Hoy me llevo a los alumnos de parranda, un sinónimo que
ellos utilizan a la hora de referirse a alguna visita institucional o salida al
campo. Y si hace un día como hoy, la jarana se eleva a ene, no sólo porque se
sienten más libres que cervatillos (eso de estar en el aula, es
contraproducente a su naturaleza de adolescentes saltarines), sino porque este
calorcete eleva el nivel de hormonas en sangre y el asunto se enfervoriza aún
más.
Siempre he dicho que los alumnos aprenden más fuera que
dentro de los centros educativos. Se topan con muchas realidades que de otra
manera sería imposible, entran en contacto con una naturaleza que les recibe de
lleno, desarrollan otras formas de aprendizaje y se establecen otros vínculos con
iguales -y diferentes, que un servidor tiene poco de crío- que les hacen
crecer. Lo sé y creo en ello de manera fehaciente. El laboratorio y los parajes
de España fueron las aulas de mi enseñanza universitaria, y ha pasado a ser
algo que fomento desde bien temprano en esta profesión donde abundan los
docentes estáticos.
Es esa obligación de enfrentarse al mundo la que nos
capacita como seres vivos. Rodearnos de lo desconocido y ponerle cara a lo teórico
son destrezas que debemos potenciar en un mundo cada vez más individualista,
cada vez más egoísta, a pesar de redes sociales y otras relaciones bastante
ficticias. El yo y el resto deben convivir (o al menos intentarlo), y es una
razón por la que los maestros, los padres, seguimos siendo imprescindibles.

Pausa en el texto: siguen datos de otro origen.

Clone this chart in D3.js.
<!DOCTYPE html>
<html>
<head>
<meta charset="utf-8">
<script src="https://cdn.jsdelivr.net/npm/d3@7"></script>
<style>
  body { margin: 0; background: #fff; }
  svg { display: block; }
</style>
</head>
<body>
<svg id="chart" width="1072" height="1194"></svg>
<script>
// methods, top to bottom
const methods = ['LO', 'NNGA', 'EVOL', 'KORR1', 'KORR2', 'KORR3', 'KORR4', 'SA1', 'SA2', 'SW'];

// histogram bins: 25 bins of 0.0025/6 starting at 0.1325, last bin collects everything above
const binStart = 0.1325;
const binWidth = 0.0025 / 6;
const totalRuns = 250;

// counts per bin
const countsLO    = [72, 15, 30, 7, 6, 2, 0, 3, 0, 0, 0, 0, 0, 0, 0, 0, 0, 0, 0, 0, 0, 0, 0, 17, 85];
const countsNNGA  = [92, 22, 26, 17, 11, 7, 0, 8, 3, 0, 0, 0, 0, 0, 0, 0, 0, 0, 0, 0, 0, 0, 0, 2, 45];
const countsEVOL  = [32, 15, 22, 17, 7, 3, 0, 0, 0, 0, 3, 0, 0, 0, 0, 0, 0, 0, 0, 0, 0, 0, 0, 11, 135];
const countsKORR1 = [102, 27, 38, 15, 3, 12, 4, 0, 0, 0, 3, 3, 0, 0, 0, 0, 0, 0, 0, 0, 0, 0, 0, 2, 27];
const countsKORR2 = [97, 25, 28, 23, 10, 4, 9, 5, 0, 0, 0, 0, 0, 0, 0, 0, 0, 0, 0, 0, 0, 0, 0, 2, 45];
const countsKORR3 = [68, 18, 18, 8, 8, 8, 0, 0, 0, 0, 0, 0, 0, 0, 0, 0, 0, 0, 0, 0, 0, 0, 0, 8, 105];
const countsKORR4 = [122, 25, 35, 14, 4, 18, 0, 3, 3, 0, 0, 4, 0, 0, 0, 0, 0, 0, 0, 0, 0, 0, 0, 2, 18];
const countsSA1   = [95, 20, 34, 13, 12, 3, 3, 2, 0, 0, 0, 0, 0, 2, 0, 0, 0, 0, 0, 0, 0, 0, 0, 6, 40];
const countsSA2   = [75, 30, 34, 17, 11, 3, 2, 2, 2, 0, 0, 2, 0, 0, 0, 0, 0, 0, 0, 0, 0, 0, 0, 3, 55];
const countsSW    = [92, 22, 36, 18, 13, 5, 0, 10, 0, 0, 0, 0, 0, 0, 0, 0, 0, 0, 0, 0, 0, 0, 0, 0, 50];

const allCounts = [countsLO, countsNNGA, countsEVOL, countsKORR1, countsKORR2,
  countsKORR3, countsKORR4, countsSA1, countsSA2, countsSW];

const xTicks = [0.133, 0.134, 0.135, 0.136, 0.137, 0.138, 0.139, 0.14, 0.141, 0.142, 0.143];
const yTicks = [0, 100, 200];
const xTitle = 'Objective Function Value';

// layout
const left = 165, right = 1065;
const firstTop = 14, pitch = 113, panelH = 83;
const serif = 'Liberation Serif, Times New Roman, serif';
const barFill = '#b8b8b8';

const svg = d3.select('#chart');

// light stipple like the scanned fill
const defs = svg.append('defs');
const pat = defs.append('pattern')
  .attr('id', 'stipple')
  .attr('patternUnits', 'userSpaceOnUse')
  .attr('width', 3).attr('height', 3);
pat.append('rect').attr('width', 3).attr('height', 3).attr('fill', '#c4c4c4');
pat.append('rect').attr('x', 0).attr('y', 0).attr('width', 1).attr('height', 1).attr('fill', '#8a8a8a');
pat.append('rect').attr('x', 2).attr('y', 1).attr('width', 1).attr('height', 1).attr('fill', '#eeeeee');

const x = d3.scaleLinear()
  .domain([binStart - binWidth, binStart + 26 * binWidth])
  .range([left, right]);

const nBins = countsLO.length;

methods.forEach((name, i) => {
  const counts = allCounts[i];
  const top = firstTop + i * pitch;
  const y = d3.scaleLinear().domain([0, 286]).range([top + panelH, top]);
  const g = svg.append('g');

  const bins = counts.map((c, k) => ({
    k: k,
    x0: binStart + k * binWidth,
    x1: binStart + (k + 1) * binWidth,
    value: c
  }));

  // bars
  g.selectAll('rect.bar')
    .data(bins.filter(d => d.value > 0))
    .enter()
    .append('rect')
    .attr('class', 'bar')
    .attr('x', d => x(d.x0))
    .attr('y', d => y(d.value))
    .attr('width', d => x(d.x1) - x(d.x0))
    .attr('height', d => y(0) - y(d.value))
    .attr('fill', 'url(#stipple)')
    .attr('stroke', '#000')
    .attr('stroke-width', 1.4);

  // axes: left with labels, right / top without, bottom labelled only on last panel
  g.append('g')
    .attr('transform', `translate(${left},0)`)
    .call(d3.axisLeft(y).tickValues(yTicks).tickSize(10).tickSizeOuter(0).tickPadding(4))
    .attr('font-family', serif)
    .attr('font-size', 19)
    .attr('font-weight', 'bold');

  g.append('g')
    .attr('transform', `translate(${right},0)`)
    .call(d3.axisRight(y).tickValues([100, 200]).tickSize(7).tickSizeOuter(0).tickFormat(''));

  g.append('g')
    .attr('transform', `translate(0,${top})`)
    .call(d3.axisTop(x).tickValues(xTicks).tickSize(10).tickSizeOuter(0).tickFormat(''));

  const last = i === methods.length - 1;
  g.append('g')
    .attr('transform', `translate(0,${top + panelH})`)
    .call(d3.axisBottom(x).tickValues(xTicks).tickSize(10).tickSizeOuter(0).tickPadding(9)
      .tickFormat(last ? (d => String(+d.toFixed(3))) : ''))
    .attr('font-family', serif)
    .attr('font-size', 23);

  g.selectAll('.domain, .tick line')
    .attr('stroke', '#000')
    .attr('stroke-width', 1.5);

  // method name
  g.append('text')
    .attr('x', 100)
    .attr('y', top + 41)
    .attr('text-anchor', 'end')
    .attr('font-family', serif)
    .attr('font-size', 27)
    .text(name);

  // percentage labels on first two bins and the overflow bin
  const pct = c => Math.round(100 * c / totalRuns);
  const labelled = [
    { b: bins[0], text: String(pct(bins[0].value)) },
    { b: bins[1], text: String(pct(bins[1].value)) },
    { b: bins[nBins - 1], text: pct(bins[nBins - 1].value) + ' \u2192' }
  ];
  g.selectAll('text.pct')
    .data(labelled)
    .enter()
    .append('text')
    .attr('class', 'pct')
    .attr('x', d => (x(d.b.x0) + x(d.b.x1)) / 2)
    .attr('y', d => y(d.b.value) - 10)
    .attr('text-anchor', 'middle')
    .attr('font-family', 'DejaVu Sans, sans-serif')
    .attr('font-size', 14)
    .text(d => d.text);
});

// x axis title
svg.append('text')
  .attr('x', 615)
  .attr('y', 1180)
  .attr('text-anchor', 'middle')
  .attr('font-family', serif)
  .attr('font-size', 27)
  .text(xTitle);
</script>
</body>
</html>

Empujar es nuestra tarea. No les diré si suavemente o de forma brusca, ni si
debemos hacerlo con una sonrisa o imponiendo nuestra ley, si en masa o uno por
uno, pero hay que hacerlo, queramos o no.

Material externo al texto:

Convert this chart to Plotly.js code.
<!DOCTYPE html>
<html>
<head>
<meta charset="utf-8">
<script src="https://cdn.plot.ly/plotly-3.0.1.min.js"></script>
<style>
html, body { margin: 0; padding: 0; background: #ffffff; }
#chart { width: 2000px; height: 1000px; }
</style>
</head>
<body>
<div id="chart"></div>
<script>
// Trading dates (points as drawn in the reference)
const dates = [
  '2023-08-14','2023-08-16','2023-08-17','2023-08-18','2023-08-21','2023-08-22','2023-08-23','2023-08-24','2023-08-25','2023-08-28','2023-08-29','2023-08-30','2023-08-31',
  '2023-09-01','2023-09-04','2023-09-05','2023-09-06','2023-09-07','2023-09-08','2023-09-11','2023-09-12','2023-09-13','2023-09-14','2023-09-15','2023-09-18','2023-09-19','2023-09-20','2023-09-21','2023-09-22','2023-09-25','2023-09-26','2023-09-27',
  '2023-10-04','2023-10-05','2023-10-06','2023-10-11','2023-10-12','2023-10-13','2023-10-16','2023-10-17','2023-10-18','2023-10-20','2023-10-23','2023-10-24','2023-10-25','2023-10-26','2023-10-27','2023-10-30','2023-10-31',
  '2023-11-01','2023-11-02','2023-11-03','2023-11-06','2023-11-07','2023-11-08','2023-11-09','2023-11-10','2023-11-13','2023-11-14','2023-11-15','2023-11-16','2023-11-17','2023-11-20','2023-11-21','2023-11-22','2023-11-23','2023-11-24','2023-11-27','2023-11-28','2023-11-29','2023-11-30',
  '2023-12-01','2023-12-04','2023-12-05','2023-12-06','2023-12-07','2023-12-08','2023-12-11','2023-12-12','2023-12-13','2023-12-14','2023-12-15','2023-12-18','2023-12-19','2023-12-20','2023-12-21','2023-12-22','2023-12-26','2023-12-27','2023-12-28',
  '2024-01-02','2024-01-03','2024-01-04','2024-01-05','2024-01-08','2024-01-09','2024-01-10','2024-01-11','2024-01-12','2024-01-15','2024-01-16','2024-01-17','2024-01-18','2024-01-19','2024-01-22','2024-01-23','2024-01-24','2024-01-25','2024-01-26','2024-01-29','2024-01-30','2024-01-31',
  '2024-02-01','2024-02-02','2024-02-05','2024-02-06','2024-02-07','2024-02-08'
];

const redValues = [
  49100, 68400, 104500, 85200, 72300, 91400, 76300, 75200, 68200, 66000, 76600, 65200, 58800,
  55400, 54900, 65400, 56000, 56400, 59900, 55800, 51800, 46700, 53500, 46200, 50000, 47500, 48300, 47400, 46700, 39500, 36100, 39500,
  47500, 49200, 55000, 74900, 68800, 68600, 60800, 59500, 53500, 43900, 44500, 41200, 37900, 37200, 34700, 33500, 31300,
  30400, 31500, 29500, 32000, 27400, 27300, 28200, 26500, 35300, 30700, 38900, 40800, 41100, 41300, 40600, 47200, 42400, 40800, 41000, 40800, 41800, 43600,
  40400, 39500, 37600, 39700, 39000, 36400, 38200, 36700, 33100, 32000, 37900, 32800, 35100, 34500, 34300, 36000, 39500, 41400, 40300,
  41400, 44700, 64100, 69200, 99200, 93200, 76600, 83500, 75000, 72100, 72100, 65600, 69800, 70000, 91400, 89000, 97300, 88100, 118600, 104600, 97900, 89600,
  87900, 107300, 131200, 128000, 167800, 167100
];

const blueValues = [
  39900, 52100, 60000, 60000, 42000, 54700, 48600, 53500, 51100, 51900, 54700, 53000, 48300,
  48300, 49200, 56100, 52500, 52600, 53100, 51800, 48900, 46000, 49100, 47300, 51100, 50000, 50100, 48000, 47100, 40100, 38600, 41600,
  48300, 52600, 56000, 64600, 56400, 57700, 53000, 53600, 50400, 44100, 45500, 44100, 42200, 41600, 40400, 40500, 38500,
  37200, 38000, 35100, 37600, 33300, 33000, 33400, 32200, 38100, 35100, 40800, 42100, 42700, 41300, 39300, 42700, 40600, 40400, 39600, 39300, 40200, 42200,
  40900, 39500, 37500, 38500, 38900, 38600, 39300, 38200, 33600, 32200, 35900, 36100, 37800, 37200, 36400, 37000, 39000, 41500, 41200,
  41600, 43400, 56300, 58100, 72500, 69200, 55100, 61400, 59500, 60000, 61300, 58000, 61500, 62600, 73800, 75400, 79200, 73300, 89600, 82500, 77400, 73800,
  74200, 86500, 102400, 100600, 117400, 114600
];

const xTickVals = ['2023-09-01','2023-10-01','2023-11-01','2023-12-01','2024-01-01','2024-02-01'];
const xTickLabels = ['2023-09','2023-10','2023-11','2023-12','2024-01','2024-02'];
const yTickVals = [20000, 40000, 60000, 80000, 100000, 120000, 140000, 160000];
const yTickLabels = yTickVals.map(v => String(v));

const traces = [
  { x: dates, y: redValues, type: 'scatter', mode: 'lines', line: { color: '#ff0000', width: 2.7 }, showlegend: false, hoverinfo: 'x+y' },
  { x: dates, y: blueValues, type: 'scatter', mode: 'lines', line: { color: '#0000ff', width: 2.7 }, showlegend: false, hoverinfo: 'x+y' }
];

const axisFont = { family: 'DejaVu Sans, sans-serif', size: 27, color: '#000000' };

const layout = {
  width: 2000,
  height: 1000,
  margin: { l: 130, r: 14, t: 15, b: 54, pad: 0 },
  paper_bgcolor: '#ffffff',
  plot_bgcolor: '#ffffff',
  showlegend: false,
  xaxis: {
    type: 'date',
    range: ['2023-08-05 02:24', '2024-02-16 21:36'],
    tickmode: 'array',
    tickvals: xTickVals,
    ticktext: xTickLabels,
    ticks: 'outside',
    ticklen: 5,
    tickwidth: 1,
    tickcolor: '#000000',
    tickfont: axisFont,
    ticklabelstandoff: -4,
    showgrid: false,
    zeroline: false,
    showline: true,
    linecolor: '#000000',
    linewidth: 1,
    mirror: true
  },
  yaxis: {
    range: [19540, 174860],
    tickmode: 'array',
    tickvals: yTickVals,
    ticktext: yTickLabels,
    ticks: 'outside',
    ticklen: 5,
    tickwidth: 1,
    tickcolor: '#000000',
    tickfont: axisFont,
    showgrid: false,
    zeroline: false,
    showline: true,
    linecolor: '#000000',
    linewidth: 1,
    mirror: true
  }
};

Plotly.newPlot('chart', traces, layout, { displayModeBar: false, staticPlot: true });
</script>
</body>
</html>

Y así llego a uno de los libros más hermosos de los últimos
años, El gran gris, otro de esos
álbumes deliciosos a los que nos tiene acostumbrado Jörg Müller (ya saben, el
de El soldadito de plomo), esta vez junto
a la prosa de Jörg Steiner, y que fue publicado por primera vez por Lóguez en
2004. Es un libro sobrio y elegante, bastante formal diría yo, pero con una
fuerza narrativa exquisita, no sólo por una estructura en la que se aúnan
recursos propios del cómic y diferentes altibajos rítmicos, sino por esa
historia intergeneracional en la que me siento identificado cada vez que me
toca alternar más de una hora seguida con mis alumnos de los que siempre aprendemos uno y otros.
En su discurso sobre elecciones y libertad que puede dar
para mucho por todas las capas discursivas que entraña, dos conejos coinciden en
un mundo natural lleno de vicisitudes. Las escenas se suceden, unas veces a
doble página, otras a modo de viñetas sin calles, e incluso verticales,
elaboran una historia en la que unas veces te detienes a contemplar y otras sientes
el vértigo de una acción enmarcada en bellos paisajes que recuerdan a los
bosques de la pintura flamenca.
Un libro hermoso y diferente en el que Müller utiliza
composición y luz de una forma magistral (la imagen de la tapa en la que la
luna llena ilumina a los protagonistas en mitad de la noche es muy cautivadora) que nos acerca de nuevo a un universo donde la perspectiva cinematográfica es más
que patente, y es suficiente para decirles que están invitados a este viaje
iniciático aderezado con aventura y aprendizaje.